**What you will do**
Copy each line below without leaving any out.
__________________________________________________
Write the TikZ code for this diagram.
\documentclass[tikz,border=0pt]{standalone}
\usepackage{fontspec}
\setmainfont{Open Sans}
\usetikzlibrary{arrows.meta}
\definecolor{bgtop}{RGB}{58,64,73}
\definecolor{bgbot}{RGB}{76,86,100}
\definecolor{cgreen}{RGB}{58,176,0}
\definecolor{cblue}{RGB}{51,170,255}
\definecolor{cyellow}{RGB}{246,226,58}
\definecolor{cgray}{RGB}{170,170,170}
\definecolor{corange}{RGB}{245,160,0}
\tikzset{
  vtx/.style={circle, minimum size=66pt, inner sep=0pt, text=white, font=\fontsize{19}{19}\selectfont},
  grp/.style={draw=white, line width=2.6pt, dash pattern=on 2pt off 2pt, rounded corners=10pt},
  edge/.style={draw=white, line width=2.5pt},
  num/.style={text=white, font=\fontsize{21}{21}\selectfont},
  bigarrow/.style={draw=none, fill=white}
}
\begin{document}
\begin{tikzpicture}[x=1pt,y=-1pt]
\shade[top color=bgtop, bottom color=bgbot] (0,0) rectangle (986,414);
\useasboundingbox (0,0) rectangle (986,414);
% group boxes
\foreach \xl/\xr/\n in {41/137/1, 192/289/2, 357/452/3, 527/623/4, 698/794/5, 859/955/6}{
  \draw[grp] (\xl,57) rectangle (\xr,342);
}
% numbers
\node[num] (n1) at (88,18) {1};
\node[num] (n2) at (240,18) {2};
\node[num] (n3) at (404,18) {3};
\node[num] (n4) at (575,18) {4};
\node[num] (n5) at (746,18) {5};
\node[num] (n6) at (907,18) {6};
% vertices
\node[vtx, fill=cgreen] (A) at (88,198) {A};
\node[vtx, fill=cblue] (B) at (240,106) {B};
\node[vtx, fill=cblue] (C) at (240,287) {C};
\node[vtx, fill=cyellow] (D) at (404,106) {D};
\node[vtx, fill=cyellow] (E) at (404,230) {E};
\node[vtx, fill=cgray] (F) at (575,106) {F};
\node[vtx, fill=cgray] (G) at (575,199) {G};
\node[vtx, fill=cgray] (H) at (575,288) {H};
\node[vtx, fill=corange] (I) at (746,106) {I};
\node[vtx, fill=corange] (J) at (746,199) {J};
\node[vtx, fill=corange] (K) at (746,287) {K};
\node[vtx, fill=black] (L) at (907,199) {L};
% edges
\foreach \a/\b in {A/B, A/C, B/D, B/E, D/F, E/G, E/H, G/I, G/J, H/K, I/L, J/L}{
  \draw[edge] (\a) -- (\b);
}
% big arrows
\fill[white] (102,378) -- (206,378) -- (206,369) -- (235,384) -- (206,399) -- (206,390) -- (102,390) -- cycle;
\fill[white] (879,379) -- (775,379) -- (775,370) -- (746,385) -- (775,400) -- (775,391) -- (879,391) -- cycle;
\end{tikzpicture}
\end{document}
__________________________________________________
**Exercise solution**
Write the TikZ code for this diagram.
\documentclass[tikz,border=0pt]{standalone}
\usepackage{fontspec}
\setmainfont{Open Sans}
\usetikzlibrary{arrows.meta}
\definecolor{bgtop}{RGB}{58,64,73}
\definecolor{bgbot}{RGB}{76,86,100}
\definecolor{cgreen}{RGB}{58,176,0}
\definecolor{cblue}{RGB}{51,170,255}
\definecolor{cyellow}{RGB}{246,226,58}
\definecolor{cgray}{RGB}{170,170,170}
\definecolor{corange}{RGB}{245,160,0}
\tikzset{
  vtx/.style={circle, minimum size=66pt, inner sep=0pt, text=white, font=\fontsize{19}{19}\selectfont},
  grp/.style={draw=white, line width=2.6pt, dash pattern=on 2pt off 2pt, rounded corners=10pt},
  edge/.style={draw=white, line width=2.5pt},
  num/.style={text=white, font=\fontsize{21}{21}\selectfont},
  bigarrow/.style={draw=none, fill=white}
}
\begin{document}
\begin{tikzpicture}[x=1pt,y=-1pt]
\shade[top color=bgtop, bottom color=bgbot] (0,0) rectangle (986,414);
\useasboundingbox (0,0) rectangle (986,414);
% group boxes
\foreach \xl/\xr/\n in {41/137/1, 192/289/2, 357/452/3, 527/623/4, 698/794/5, 859/955/6}{
  \draw[grp] (\xl,57) rectangle (\xr,342);
}
% numbers
\node[num] (n1) at (88,18) {1};
\node[num] (n2) at (240,18) {2};
\node[num] (n3) at (404,18) {3};
\node[num] (n4) at (575,18) {4};
\node[num] (n5) at (746,18) {5};
\node[num] (n6) at (907,18) {6};
% vertices
\node[vtx, fill=cgreen] (A) at (88,198) {A};
\node[vtx, fill=cblue] (B) at (240,106) {B};
\node[vtx, fill=cblue] (C) at (240,287) {C};
\node[vtx, fill=cyellow] (D) at (404,106) {D};
\node[vtx, fill=cyellow] (E) at (404,230) {E};
\node[vtx, fill=cgray] (F) at (575,106) {F};
\node[vtx, fill=cgray] (G) at (575,199) {G};
\node[vtx, fill=cgray] (H) at (575,288) {H};
\node[vtx, fill=corange] (I) at (746,106) {I};
\node[vtx, fill=corange] (J) at (746,199) {J};
\node[vtx, fill=corange] (K) at (746,287) {K};
\node[vtx, fill=black] (L) at (907,199) {L};
% edges
\foreach \a/\b in {A/B, A/C, B/D, B/E, D/F, E/G, E/H, G/I, G/J, H/K, I/L, J/L}{
  \draw[edge] (\a) -- (\b);
}
% big arrows
\fill[white] (102,378) -- (206,378) -- (206,369) -- (235,384) -- (206,399) -- (206,390) -- (102,390) -- cycle;
\fill[white] (879,379) -- (775,379) -- (775,370) -- (746,385) -- (775,400) -- (775,391) -- (879,391) -- cycle;
\end{tikzpicture}
\end{document}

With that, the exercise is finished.